_SUPPLIED MATERIAL_
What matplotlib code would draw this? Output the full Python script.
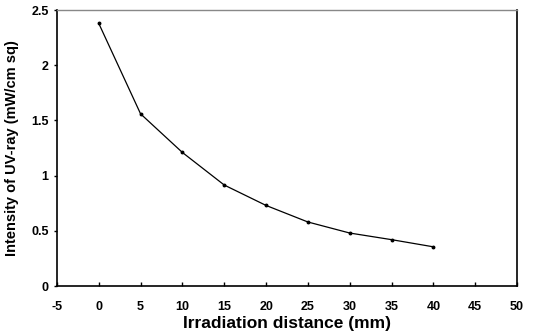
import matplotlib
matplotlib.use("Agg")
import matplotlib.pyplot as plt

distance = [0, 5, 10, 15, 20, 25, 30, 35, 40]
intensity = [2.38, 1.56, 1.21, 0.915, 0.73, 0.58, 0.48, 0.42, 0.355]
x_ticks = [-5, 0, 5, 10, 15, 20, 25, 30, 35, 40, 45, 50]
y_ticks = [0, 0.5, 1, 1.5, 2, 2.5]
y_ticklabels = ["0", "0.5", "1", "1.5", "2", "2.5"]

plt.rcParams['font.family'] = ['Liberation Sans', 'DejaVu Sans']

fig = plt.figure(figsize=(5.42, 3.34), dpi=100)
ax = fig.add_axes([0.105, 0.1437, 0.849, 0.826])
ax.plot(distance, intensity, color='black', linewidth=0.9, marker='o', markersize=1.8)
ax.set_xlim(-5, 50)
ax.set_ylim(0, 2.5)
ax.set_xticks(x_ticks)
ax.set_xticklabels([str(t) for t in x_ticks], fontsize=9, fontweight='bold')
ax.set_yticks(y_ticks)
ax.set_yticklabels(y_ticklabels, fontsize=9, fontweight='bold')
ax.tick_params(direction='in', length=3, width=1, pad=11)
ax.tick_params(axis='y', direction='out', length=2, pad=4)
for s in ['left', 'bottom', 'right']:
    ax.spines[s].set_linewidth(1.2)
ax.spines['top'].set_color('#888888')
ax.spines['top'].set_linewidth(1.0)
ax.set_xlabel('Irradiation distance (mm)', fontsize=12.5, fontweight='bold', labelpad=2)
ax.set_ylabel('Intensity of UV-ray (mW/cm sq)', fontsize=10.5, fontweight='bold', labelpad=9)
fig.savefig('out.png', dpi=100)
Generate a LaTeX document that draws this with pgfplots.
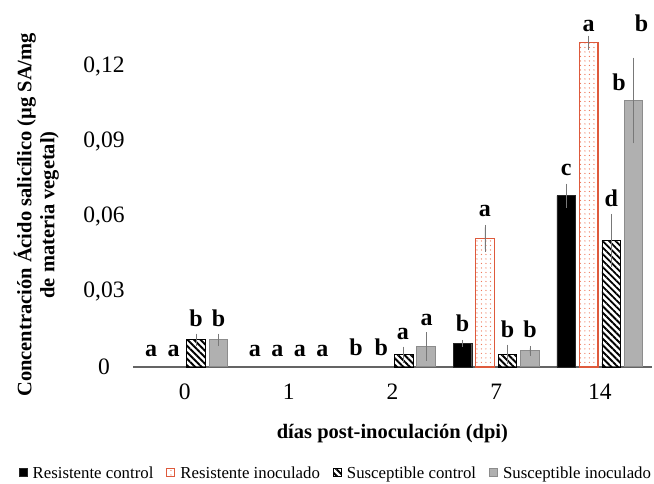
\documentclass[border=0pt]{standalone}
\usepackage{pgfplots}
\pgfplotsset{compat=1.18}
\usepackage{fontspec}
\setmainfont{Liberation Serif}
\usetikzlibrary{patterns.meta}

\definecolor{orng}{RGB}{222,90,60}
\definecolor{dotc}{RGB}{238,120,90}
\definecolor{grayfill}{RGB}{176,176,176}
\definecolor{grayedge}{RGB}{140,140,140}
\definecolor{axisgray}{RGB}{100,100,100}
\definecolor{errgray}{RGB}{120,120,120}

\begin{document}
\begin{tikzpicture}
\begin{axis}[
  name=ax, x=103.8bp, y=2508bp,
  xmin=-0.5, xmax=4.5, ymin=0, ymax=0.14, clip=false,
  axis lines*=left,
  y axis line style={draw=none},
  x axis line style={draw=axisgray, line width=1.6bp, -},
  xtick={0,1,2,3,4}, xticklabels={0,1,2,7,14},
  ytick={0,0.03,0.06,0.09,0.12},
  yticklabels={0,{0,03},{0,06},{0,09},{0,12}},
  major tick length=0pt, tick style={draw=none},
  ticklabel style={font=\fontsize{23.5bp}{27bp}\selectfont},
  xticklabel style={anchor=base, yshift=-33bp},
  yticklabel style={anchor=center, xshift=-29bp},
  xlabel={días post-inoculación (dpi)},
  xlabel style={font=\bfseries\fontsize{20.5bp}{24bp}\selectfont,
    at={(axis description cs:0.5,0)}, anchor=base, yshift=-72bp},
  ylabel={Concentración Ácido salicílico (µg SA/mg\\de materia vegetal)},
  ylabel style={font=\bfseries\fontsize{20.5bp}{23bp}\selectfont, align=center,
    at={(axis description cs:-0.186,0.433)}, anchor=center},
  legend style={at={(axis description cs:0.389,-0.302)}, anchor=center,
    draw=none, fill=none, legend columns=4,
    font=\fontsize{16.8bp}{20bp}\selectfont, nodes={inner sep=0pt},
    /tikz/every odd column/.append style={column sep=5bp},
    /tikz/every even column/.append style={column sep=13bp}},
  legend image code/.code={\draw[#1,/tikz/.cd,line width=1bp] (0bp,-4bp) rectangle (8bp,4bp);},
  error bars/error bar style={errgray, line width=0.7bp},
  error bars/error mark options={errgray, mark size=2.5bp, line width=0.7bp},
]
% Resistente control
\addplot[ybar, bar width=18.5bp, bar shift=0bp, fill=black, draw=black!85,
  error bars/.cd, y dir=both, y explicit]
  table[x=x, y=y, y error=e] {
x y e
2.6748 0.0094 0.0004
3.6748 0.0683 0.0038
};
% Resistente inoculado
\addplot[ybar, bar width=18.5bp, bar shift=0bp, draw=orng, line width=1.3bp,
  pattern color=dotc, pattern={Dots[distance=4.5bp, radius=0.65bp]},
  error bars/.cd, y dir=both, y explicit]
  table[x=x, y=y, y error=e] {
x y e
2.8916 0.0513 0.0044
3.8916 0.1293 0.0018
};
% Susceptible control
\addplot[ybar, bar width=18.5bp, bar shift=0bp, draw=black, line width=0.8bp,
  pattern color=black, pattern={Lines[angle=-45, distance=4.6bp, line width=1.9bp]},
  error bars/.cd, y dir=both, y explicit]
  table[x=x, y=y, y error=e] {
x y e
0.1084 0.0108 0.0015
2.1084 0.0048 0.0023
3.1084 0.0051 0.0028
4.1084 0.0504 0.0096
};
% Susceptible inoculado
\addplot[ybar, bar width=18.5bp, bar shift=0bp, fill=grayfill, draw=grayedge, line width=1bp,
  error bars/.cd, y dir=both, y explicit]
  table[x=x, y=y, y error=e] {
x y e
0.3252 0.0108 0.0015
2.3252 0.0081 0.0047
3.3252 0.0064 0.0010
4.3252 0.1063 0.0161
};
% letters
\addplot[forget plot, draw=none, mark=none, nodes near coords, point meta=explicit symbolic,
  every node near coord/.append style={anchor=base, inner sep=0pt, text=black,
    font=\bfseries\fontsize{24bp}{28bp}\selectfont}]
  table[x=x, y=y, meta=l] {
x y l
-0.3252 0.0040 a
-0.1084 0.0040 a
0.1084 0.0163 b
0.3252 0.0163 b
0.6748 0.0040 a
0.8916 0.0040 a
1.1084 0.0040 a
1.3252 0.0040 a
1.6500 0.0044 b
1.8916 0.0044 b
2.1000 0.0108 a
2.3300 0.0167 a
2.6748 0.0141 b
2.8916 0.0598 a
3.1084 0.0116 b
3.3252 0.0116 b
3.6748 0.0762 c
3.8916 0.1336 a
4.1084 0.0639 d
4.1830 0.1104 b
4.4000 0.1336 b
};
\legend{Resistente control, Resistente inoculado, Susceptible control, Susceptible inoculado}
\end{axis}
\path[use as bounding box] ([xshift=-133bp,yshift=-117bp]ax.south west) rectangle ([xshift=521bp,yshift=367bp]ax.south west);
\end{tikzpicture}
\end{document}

_WHAT TO DO_
Omit any images, then output the listing exactly.

_PROBLEM SOLUTION_
What matplotlib code would draw this? Output the full Python script.
import matplotlib
matplotlib.use("Agg")
import matplotlib.pyplot as plt

distance = [0, 5, 10, 15, 20, 25, 30, 35, 40]
intensity = [2.38, 1.56, 1.21, 0.915, 0.73, 0.58, 0.48, 0.42, 0.355]
x_ticks = [-5, 0, 5, 10, 15, 20, 25, 30, 35, 40, 45, 50]
y_ticks = [0, 0.5, 1, 1.5, 2, 2.5]
y_ticklabels = ["0", "0.5", "1", "1.5", "2", "2.5"]

plt.rcParams['font.family'] = ['Liberation Sans', 'DejaVu Sans']

fig = plt.figure(figsize=(5.42, 3.34), dpi=100)
ax = fig.add_axes([0.105, 0.1437, 0.849, 0.826])
ax.plot(distance, intensity, color='black', linewidth=0.9, marker='o', markersize=1.8)
ax.set_xlim(-5, 50)
ax.set_ylim(0, 2.5)
ax.set_xticks(x_ticks)
ax.set_xticklabels([str(t) for t in x_ticks], fontsize=9, fontweight='bold')
ax.set_yticks(y_ticks)
ax.set_yticklabels(y_ticklabels, fontsize=9, fontweight='bold')
ax.tick_params(direction='in', length=3, width=1, pad=11)
ax.tick_params(axis='y', direction='out', length=2, pad=4)
for s in ['left', 'bottom', 'right']:
    ax.spines[s].set_linewidth(1.2)
ax.spines['top'].set_color('#888888')
ax.spines['top'].set_linewidth(1.0)
ax.set_xlabel('Irradiation distance (mm)', fontsize=12.5, fontweight='bold', labelpad=2)
ax.set_ylabel('Intensity of UV-ray (mW/cm sq)', fontsize=10.5, fontweight='bold', labelpad=9)
fig.savefig('out.png', dpi=100)
Generate a LaTeX document that draws this with pgfplots.
\documentclass[border=0pt]{standalone}
\usepackage{pgfplots}
\pgfplotsset{compat=1.18}
\usepackage{fontspec}
\setmainfont{Liberation Serif}
\usetikzlibrary{patterns.meta}

\definecolor{orng}{RGB}{222,90,60}
\definecolor{dotc}{RGB}{238,120,90}
\definecolor{grayfill}{RGB}{176,176,176}
\definecolor{grayedge}{RGB}{140,140,140}
\definecolor{axisgray}{RGB}{100,100,100}
\definecolor{errgray}{RGB}{120,120,120}

\begin{document}
\begin{tikzpicture}
\begin{axis}[
  name=ax, x=103.8bp, y=2508bp,
  xmin=-0.5, xmax=4.5, ymin=0, ymax=0.14, clip=false,
  axis lines*=left,
  y axis line style={draw=none},
  x axis line style={draw=axisgray, line width=1.6bp, -},
  xtick={0,1,2,3,4}, xticklabels={0,1,2,7,14},
  ytick={0,0.03,0.06,0.09,0.12},
  yticklabels={0,{0,03},{0,06},{0,09},{0,12}},
  major tick length=0pt, tick style={draw=none},
  ticklabel style={font=\fontsize{23.5bp}{27bp}\selectfont},
  xticklabel style={anchor=base, yshift=-33bp},
  yticklabel style={anchor=center, xshift=-29bp},
  xlabel={días post-inoculación (dpi)},
  xlabel style={font=\bfseries\fontsize{20.5bp}{24bp}\selectfont,
    at={(axis description cs:0.5,0)}, anchor=base, yshift=-72bp},
  ylabel={Concentración Ácido salicílico (µg SA/mg\\de materia vegetal)},
  ylabel style={font=\bfseries\fontsize{20.5bp}{23bp}\selectfont, align=center,
    at={(axis description cs:-0.186,0.433)}, anchor=center},
  legend style={at={(axis description cs:0.389,-0.302)}, anchor=center,
    draw=none, fill=none, legend columns=4,
    font=\fontsize{16.8bp}{20bp}\selectfont, nodes={inner sep=0pt},
    /tikz/every odd column/.append style={column sep=5bp},
    /tikz/every even column/.append style={column sep=13bp}},
  legend image code/.code={\draw[#1,/tikz/.cd,line width=1bp] (0bp,-4bp) rectangle (8bp,4bp);},
  error bars/error bar style={errgray, line width=0.7bp},
  error bars/error mark options={errgray, mark size=2.5bp, line width=0.7bp},
]
% Resistente control
\addplot[ybar, bar width=18.5bp, bar shift=0bp, fill=black, draw=black!85,
  error bars/.cd, y dir=both, y explicit]
  table[x=x, y=y, y error=e] {
x y e
2.6748 0.0094 0.0004
3.6748 0.0683 0.0038
};
% Resistente inoculado
\addplot[ybar, bar width=18.5bp, bar shift=0bp, draw=orng, line width=1.3bp,
  pattern color=dotc, pattern={Dots[distance=4.5bp, radius=0.65bp]},
  error bars/.cd, y dir=both, y explicit]
  table[x=x, y=y, y error=e] {
x y e
2.8916 0.0513 0.0044
3.8916 0.1293 0.0018
};
% Susceptible control
\addplot[ybar, bar width=18.5bp, bar shift=0bp, draw=black, line width=0.8bp,
  pattern color=black, pattern={Lines[angle=-45, distance=4.6bp, line width=1.9bp]},
  error bars/.cd, y dir=both, y explicit]
  table[x=x, y=y, y error=e] {
x y e
0.1084 0.0108 0.0015
2.1084 0.0048 0.0023
3.1084 0.0051 0.0028
4.1084 0.0504 0.0096
};
% Susceptible inoculado
\addplot[ybar, bar width=18.5bp, bar shift=0bp, fill=grayfill, draw=grayedge, line width=1bp,
  error bars/.cd, y dir=both, y explicit]
  table[x=x, y=y, y error=e] {
x y e
0.3252 0.0108 0.0015
2.3252 0.0081 0.0047
3.3252 0.0064 0.0010
4.3252 0.1063 0.0161
};
% letters
\addplot[forget plot, draw=none, mark=none, nodes near coords, point meta=explicit symbolic,
  every node near coord/.append style={anchor=base, inner sep=0pt, text=black,
    font=\bfseries\fontsize{24bp}{28bp}\selectfont}]
  table[x=x, y=y, meta=l] {
x y l
-0.3252 0.0040 a
-0.1084 0.0040 a
0.1084 0.0163 b
0.3252 0.0163 b
0.6748 0.0040 a
0.8916 0.0040 a
1.1084 0.0040 a
1.3252 0.0040 a
1.6500 0.0044 b
1.8916 0.0044 b
2.1000 0.0108 a
2.3300 0.0167 a
2.6748 0.0141 b
2.8916 0.0598 a
3.1084 0.0116 b
3.3252 0.0116 b
3.6748 0.0762 c
3.8916 0.1336 a
4.1084 0.0639 d
4.1830 0.1104 b
4.4000 0.1336 b
};
\legend{Resistente control, Resistente inoculado, Susceptible control, Susceptible inoculado}
\end{axis}
\path[use as bounding box] ([xshift=-133bp,yshift=-117bp]ax.south west) rectangle ([xshift=521bp,yshift=367bp]ax.south west);
\end{tikzpicture}
\end{document}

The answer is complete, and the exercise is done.